### EXERCISE INSTRUCTIONS
Leave the pictures out and quote every line from the start of the listing to the line with "return Path(verts, codes)", inclusive.

### COLLECTED DATA

####################

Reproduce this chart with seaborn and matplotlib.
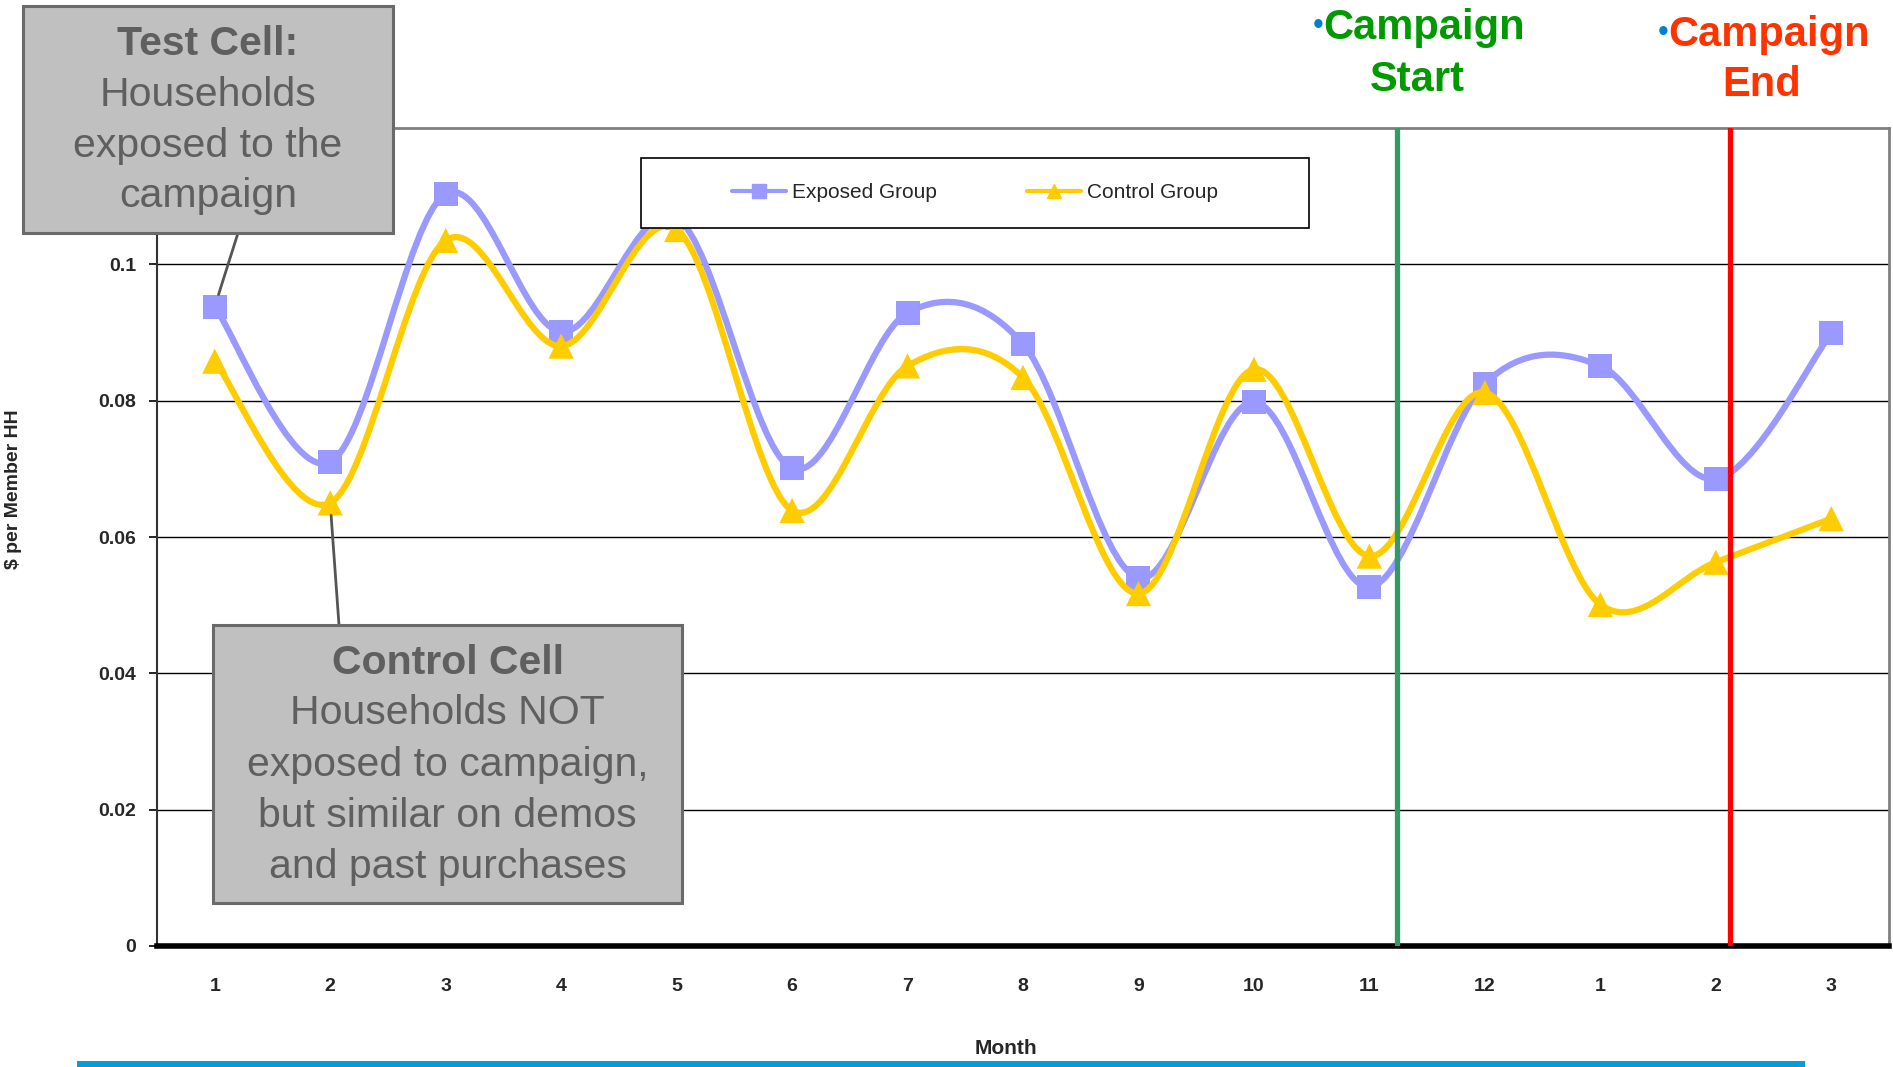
import numpy as np
import pandas as pd
import matplotlib
matplotlib.use("Agg")
import matplotlib.pyplot as plt
import seaborn as sns
from matplotlib.path import Path
from matplotlib.patches import PathPatch, Rectangle
from matplotlib.lines import Line2D

# ---------------- data ----------------
month_labels = ["1", "2", "3", "4", "5", "6", "7", "8", "9", "10", "11", "12", "1", "2", "3"]
exposed = [0.0938, 0.0710, 0.1103, 0.0901, 0.1068, 0.0701, 0.0929, 0.0883,
           0.0540, 0.0798, 0.0527, 0.0825, 0.0851, 0.0685, 0.0899]
control = [0.0858, 0.0650, 0.1035, 0.0880, 0.1051, 0.0639, 0.0851, 0.0834,
           0.0517, 0.0846, 0.0572, 0.0812, 0.0501, 0.0563, 0.0627]
campaign_start_pos = 10.24
campaign_end_pos = 13.12
y_ticks = [0, 0.02, 0.04, 0.06, 0.08, 0.1]
y_tick_labels = ["0", "0.02", "0.04", "0.06", "0.08", "0.1"]

W, H = 1893, 1067
sns.set_theme(style="white")
plt.rcParams["font.family"] = ["Liberation Sans", "DejaVu Sans"]

fig = plt.figure(figsize=(W / 100, H / 100), dpi=100)


def px(x, y):
    return (x / W, 1 - y / H)


ax = fig.add_axes([157 / W, 1 - 946 / H, (1889 - 157) / W, (946 - 128) / H])

EXP_C = "#9999FF"
CTL_C = "#FFCC00"

idx = np.arange(len(month_labels))
df = pd.DataFrame({"pos": np.concatenate([idx, idx]),
                   "value": exposed + control,
                   "group": ["Exposed Group"] * len(idx) + ["Control Group"] * len(idx)})


def smooth_path(xs, ys):
    n = len(xs)
    verts = [(xs[0], ys[0])]
    codes = [Path.MOVETO]
    for i in range(n - 1):
        a = i - 1 if i > 0 else i
        d = i + 2 if i + 2 < n else i + 1
        c1 = (xs[i] + (xs[i + 1] - xs[a]) / 6, ys[i] + (ys[i + 1] - ys[a]) / 6)
        c2 = (xs[i + 1] - (xs[d] - xs[i]) / 6, ys[i + 1] - (ys[d] - ys[i]) / 6)
        verts += [c1, c2, (xs[i + 1], ys[i + 1])]
        codes += [Path.CURVE4] * 3
    return Path(verts, codes)


for name, vals, col, mk, ms, z in [("Exposed Group", exposed, EXP_C, "s", 300, 3),
                                   ("Control Group", control, CTL_C, "^", 330, 5)]:
    ax.add_patch(PathPatch(smooth_path(idx, vals), facecolor="none", edgecolor=col,
                           lw=4.5, capstyle="round", joinstyle="round", zorder=z))
    sub = df[df["group"] == name]
    sns.scatterplot(data=sub, x="pos", y="value", marker=mk, s=ms, color=col,
                    edgecolor="none", linewidth=0, ax=ax, zorder=z + 1, legend=False)

ax.axvline(campaign_start_pos, color="#339966", lw=3.8, zorder=7)
ax.axvline(campaign_end_pos, color="#FF0000", lw=3.8, zorder=7)

ax.set_xlim(-0.5, len(month_labels) - 0.5)
ax.set_ylim(0, 0.12)
ax.set_yticks(y_ticks)
ax.set_yticklabels(y_tick_labels, fontsize=14, fontweight="bold")
ax.set_xticks(idx)
ax.set_xticklabels(month_labels, fontsize=14, fontweight="bold")
ax.set_xticks(np.arange(-0.5, len(month_labels)), minor=True)
ax.tick_params(axis="x", which="major", length=0, pad=23)
ax.tick_params(axis="x", which="minor", length=7, width=1.2, color="black", direction="out")
ax.tick_params(axis="y", which="major", length=6, width=1.2, color="black", direction="out", pad=9, left=True)
ax.set_xlabel("")
ax.set_ylabel("")
for yv in y_ticks[1:]:
    ax.axhline(yv, color="black", lw=1.0, zorder=1)
ax.spines["left"].set_color("#333333")
ax.spines["left"].set_linewidth(1.5)
ax.spines["bottom"].set_color("black")
ax.spines["bottom"].set_linewidth(4)
ax.spines["top"].set_color("#808080")
ax.spines["top"].set_linewidth(2)
ax.spines["right"].set_color("#808080")
ax.spines["right"].set_linewidth(2)

# legend box
lx0, ly0, lx1, ly1 = 641, 158, 1309, 228
fig.patches.append(Rectangle(px(lx0, ly1), (lx1 - lx0) / W, (ly1 - ly0) / H,
                             transform=fig.transFigure, facecolor="white",
                             edgecolor="black", lw=1.2, zorder=20))
handles = [Line2D([0], [0], color=EXP_C, lw=3, marker="s", markersize=10),
           Line2D([0], [0], color=CTL_C, lw=3, marker="^", markersize=10)]
leg = fig.legend(handles, ["Exposed Group", "Control Group"], loc="center",
                 bbox_to_anchor=px((lx0 + lx1) / 2, (ly0 + ly1) / 2), ncol=2,
                 frameon=False, fontsize=15, handlelength=2.6, columnspacing=4.3,
                 handletextpad=0.3)
leg.set_zorder(21)

# axis titles
fig.text(*px(14, 489), "$ per Member HH", rotation=90, ha="center", va="center",
         fontsize=14, fontweight="bold")
fig.text(*px(1006, 1049), "Month", ha="center", va="center", fontsize=15, fontweight="bold")

# blue bar
fig.patches.append(Rectangle(px(77, 1067), (1805 - 77) / W, 6 / H,
                             transform=fig.transFigure, facecolor="#009FDA",
                             edgecolor="none", zorder=5))

# campaign labels
def campaign_label(cx, y1, y2, word2, color):
    t = fig.text(*px(cx, y1), "Campaign", ha="center", va="center", fontsize=30,
                 fontweight="bold", color=color, zorder=30)
    fig.text(*px(cx - 7, y2), word2, ha="center", va="center", fontsize=30,
             fontweight="bold", color=color, zorder=30)
    ax.annotate("•", xy=(0, 0.55), xycoords=t, ha="right", va="center",
                fontsize=22, color="#0080D0", annotation_clip=False)

campaign_label(1424, 28, 80, "Start", "#009900")
campaign_label(1769, 35, 85, "End", "#FF3300")

# callout boxes
BOX_FC = "#C0C0C0"
BOX_EC = "#6A6A6A"
TXT_C = "#5F5F5F"

def callout(x0, y0, x1, y1, lines, ys):
    fig.patches.append(Rectangle(px(x0, y1), (x1 - x0) / W, (y1 - y0) / H,
                                 transform=fig.transFigure, facecolor=BOX_FC,
                                 edgecolor=BOX_EC, lw=2.2, zorder=25))
    cx = (x0 + x1) / 2
    for k, (s, yy) in enumerate(zip(lines, ys)):
        fig.text(*px(cx, yy), s, ha="center", va="center", fontsize=29.5,
                 fontweight="bold" if k == 0 else "normal", color=TXT_C, zorder=26)

callout(23, 6, 393, 233, ["Test Cell:", "Households", "exposed to the", "campaign"],
        [44, 95, 146, 196])
callout(213, 625, 682, 903, ["Control Cell", "Households NOT", "exposed to campaign,",
                             "but similar on demos", "and past purchases"],
        [663, 713, 765, 816, 867])

# connectors
ax.annotate("", xy=(0, exposed[0]), xytext=px(238, 233), textcoords="figure fraction",
            arrowprops=dict(arrowstyle="-", color="#555555", lw=2, shrinkA=0, shrinkB=9),
            zorder=24, annotation_clip=False)
ax.annotate("", xy=(1, control[1]), xytext=px(339, 625), textcoords="figure fraction",
            arrowprops=dict(arrowstyle="-", color="#555555", lw=2, shrinkA=0, shrinkB=9),
            zorder=24, annotation_clip=False)

fig.savefig("out.png", dpi=100)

####################

### THE ANSWER
Reproduce this chart with seaborn and matplotlib.
import numpy as np
import pandas as pd
import matplotlib
matplotlib.use("Agg")
import matplotlib.pyplot as plt
import seaborn as sns
from matplotlib.path import Path
from matplotlib.patches import PathPatch, Rectangle
from matplotlib.lines import Line2D

# ---------------- data ----------------
month_labels = ["1", "2", "3", "4", "5", "6", "7", "8", "9", "10", "11", "12", "1", "2", "3"]
exposed = [0.0938, 0.0710, 0.1103, 0.0901, 0.1068, 0.0701, 0.0929, 0.0883,
           0.0540, 0.0798, 0.0527, 0.0825, 0.0851, 0.0685, 0.0899]
control = [0.0858, 0.0650, 0.1035, 0.0880, 0.1051, 0.0639, 0.0851, 0.0834,
           0.0517, 0.0846, 0.0572, 0.0812, 0.0501, 0.0563, 0.0627]
campaign_start_pos = 10.24
campaign_end_pos = 13.12
y_ticks = [0, 0.02, 0.04, 0.06, 0.08, 0.1]
y_tick_labels = ["0", "0.02", "0.04", "0.06", "0.08", "0.1"]

W, H = 1893, 1067
sns.set_theme(style="white")
plt.rcParams["font.family"] = ["Liberation Sans", "DejaVu Sans"]

fig = plt.figure(figsize=(W / 100, H / 100), dpi=100)


def px(x, y):
    return (x / W, 1 - y / H)


ax = fig.add_axes([157 / W, 1 - 946 / H, (1889 - 157) / W, (946 - 128) / H])

EXP_C = "#9999FF"
CTL_C = "#FFCC00"

idx = np.arange(len(month_labels))
df = pd.DataFrame({"pos": np.concatenate([idx, idx]),
                   "value": exposed + control,
                   "group": ["Exposed Group"] * len(idx) + ["Control Group"] * len(idx)})


def smooth_path(xs, ys):
    n = len(xs)
    verts = [(xs[0], ys[0])]
    codes = [Path.MOVETO]
    for i in range(n - 1):
        a = i - 1 if i > 0 else i
        d = i + 2 if i + 2 < n else i + 1
        c1 = (xs[i] + (xs[i + 1] - xs[a]) / 6, ys[i] + (ys[i + 1] - ys[a]) / 6)
        c2 = (xs[i + 1] - (xs[d] - xs[i]) / 6, ys[i + 1] - (ys[d] - ys[i]) / 6)
        verts += [c1, c2, (xs[i + 1], ys[i + 1])]
        codes += [Path.CURVE4] * 3
    return Path(verts, codes)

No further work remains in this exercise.